Scotland could be “inexpensive-energy” independent – indeed a net exporter – if fracking were allowed. This would promote our economy and help restore the social contract undermined by Utopian green policies. Biden is simply accepting the reality of the situation that for billions of people, for the time being, there is no replacement for fossil fuel. Pious green legislation is facile.

One day we’ll find a substitute but, until then, we need petroleum and all its many by-products.

(Dr) John Cameron, St Andrews, Fife

Good works

Rather than acceding to the Jamaican government’s demands for reparations for slavery, we should remind them that by pioneering the industrial revolution Britain fatally undermined the economic basis of slavery throughout the world.

Also, with the profits of our industry we were able to finance the Royal Navy to spend decades suppressing the seaborne slave trade, and then were able to free all the slaves in the British empire without economic dislocation or civil war.

Otto Inglis, Crossgates, Fife

Good decision

At long last it has dawned on our Prime Minister that the money we give in foreign aid has to be borrowed, as we run a deficit economy. Those MPs who object to the sensible reduction of this aid would presumably go on borrowing until we could borrow no more, and become even more bankrupt than we already are. That is the calibre of some of those who are elected to serve our interests. Remember that at the next election.

Malcolm Parkin, Kinross, Perth & Kinross

Wasted gifts

I was hoping some kind of compromise could have been reached between the UK government and the Labour opposition on Foreign Aid; as it is, the cuts have gone through. This is a hard one for me and, I am pretty certain, for others.

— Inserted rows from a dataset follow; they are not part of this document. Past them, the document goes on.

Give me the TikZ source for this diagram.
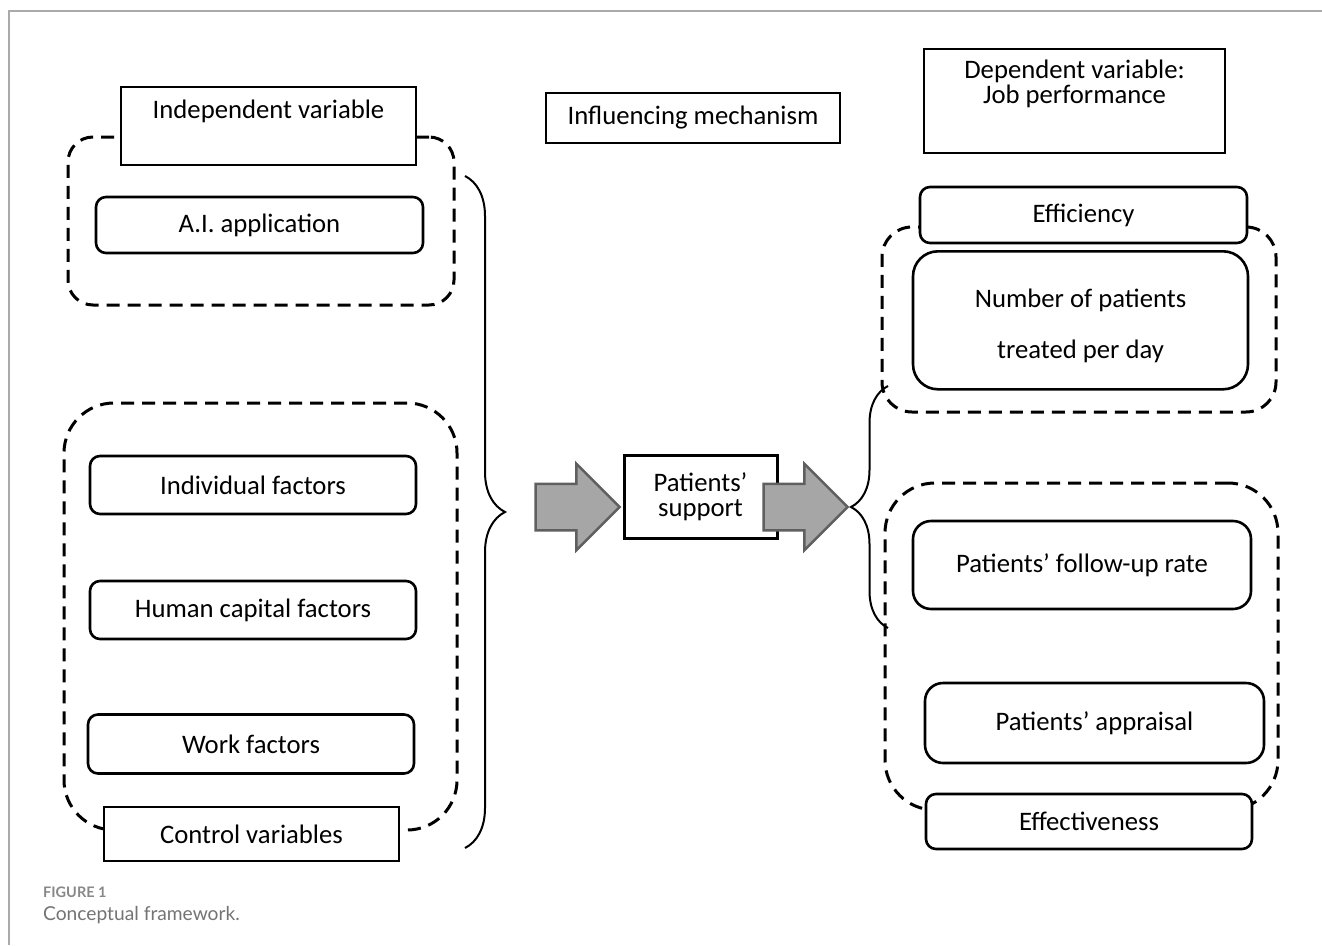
\documentclass[tikz,border=0pt]{standalone}
\usepackage{fontspec}
\setmainfont{Carlito}
\newfontfamily\capfont{Lato}
\usetikzlibrary{shapes.arrows, decorations.pathreplacing}

\definecolor{arrowgray}{RGB}{166,166,166}
\definecolor{arrowedge}{RGB}{95,95,95}
\definecolor{framegray}{RGB}{170,170,170}
\definecolor{capgray}{RGB}{115,115,115}

\begin{document}
\begin{tikzpicture}[
  x=1pt, y=-1pt,
  font=\fontsize{26.7}{25}\selectfont,
  group/.style={draw, line width=3pt, dash pattern=on 13pt off 8pt, rounded corners=#1},
  group/.default=30pt,
  varbox/.style={draw, line width=1.6pt, fill=white, align=center, inner sep=0pt},
  factor/.style={draw, line width=2.6pt, fill=white, rounded corners=#1, align=center, inner sep=0pt},
  factor/.default=10pt,
  blockarr/.style={single arrow, draw=arrowedge, fill=arrowgray, line width=2.5pt,
                   minimum width=84pt, minimum height=84pt,
                   single arrow head extend=20pt, inner xsep=0pt, inner ysep=22pt},
  bracket/.style={decorate, decoration={brace, amplitude=#1}, line width=2pt}
]
\useasboundingbox (0,0) rectangle (1322,945);
\draw[framegray, line width=1.5pt] (9,945) -- (9,11) -- (1322,11);

% dashed groups
\node[group=25pt, minimum width=386pt, minimum height=168pt] (aigrp) at (261,221) {};
\node[group=50pt, minimum width=393pt, minimum height=427pt] (ctrlgrp) at (260.5,616.5) {};
\node[group=30pt, minimum width=394pt, minimum height=185pt] (effgrp) at (1079,319.5) {};
\node[group=50pt, minimum width=393pt, minimum height=327pt] (outgrp) at (1081.5,646.5) {};

% independent side
\node[varbox, minimum width=295pt, text height=32pt, text depth=46pt, anchor=north] (indep) at (268.5,86) {Independent variable};
\node[factor, minimum width=327pt, minimum height=56pt] (ai) at (259.5,225) {A.I. application};
\node[factor, minimum width=326pt, minimum height=58pt] (indiv) at (253,485) {Individual factors};
\node[factor, minimum width=326pt, minimum height=58pt] (human) at (253,610) {Human capital factors};
\node[factor, minimum width=326pt, minimum height=59pt] (work) at (251,744) {Work factors};
\node[varbox, minimum width=295pt, minimum height=54pt] (ctrl) at (251.5,834) {Control variables};

% mechanism
\node[varbox, minimum width=294pt, minimum height=50pt] (mech) at (693,118) {Influencing mechanism};
\node[varbox, line width=3pt, minimum width=153pt, minimum height=83pt] (support) at (700.5,496.5) {Patients’\\support};
\node[blockarr] (arrin) at (566,507) {};
\node[blockarr] (arrout) at (794,507) {};

% dependent side
\node[varbox, minimum width=301pt, text height=55pt, text depth=49pt, anchor=north] (dep) at (1074.5,48) {Dependent variable:\\Job performance};
\node[factor, minimum width=327pt, minimum height=56pt] (eff) at (1083.5,215) {Efficiency};
\node[factor=25pt, minimum width=335pt, text height=107pt, text depth=31pt, anchor=north, font=\fontsize{26.7}{51}\selectfont] (npat) at (1080.5,250) {Number of patients\\treated per day};
\node[factor=18pt, minimum width=338pt, minimum height=88pt] (follow) at (1082,565) {Patients’ follow-up rate};
\node[factor=18pt, minimum width=339pt, minimum height=80pt] (apprais) at (1094.5,723) {Patients’ appraisal};
\node[factor, minimum width=326pt, minimum height=55pt] (effect) at (1089,821.5) {Effectiveness};

% braces
\coordinate (lbtop) at (465,176);
\coordinate (lbbot) at (465,848);
\draw[bracket=40pt] (lbtop) -- (lbbot);
\coordinate (rbbot) at (888,628);
\coordinate (rbtop) at (888,386);
\draw[bracket=37pt] (rbbot) -- (rbtop);

% caption
\node[anchor=west, inner sep=0pt, text=capgray!85, font=\capfont\bfseries\fontsize{14.5}{16}\selectfont] (figno) at (43,892) {FIGURE 1};
\node[anchor=west, inner sep=0pt, text=capgray, font=\capfont\fontsize{19.2}{21}\selectfont] (figcap) at (43,915) {Conceptual framework.};
\end{tikzpicture}
\end{document}
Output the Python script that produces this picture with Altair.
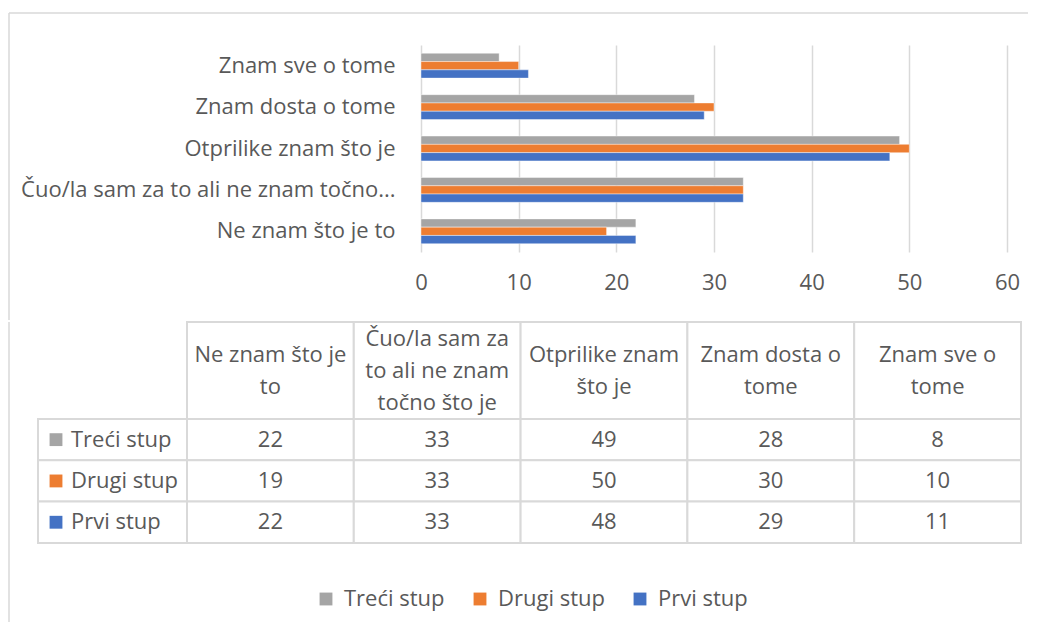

The basic principle of the better-off helping the poorer countries is, I feel instinctively, right. Yet we must remind ourselves that India and Pakistan – both major recipients of UK Aid – have enormous and horrendously expensive nuclear arsenals. Does supplying UK Aid not free these government from the burden of looking after their own poor and allow the money to be used where the donors would rather it was not?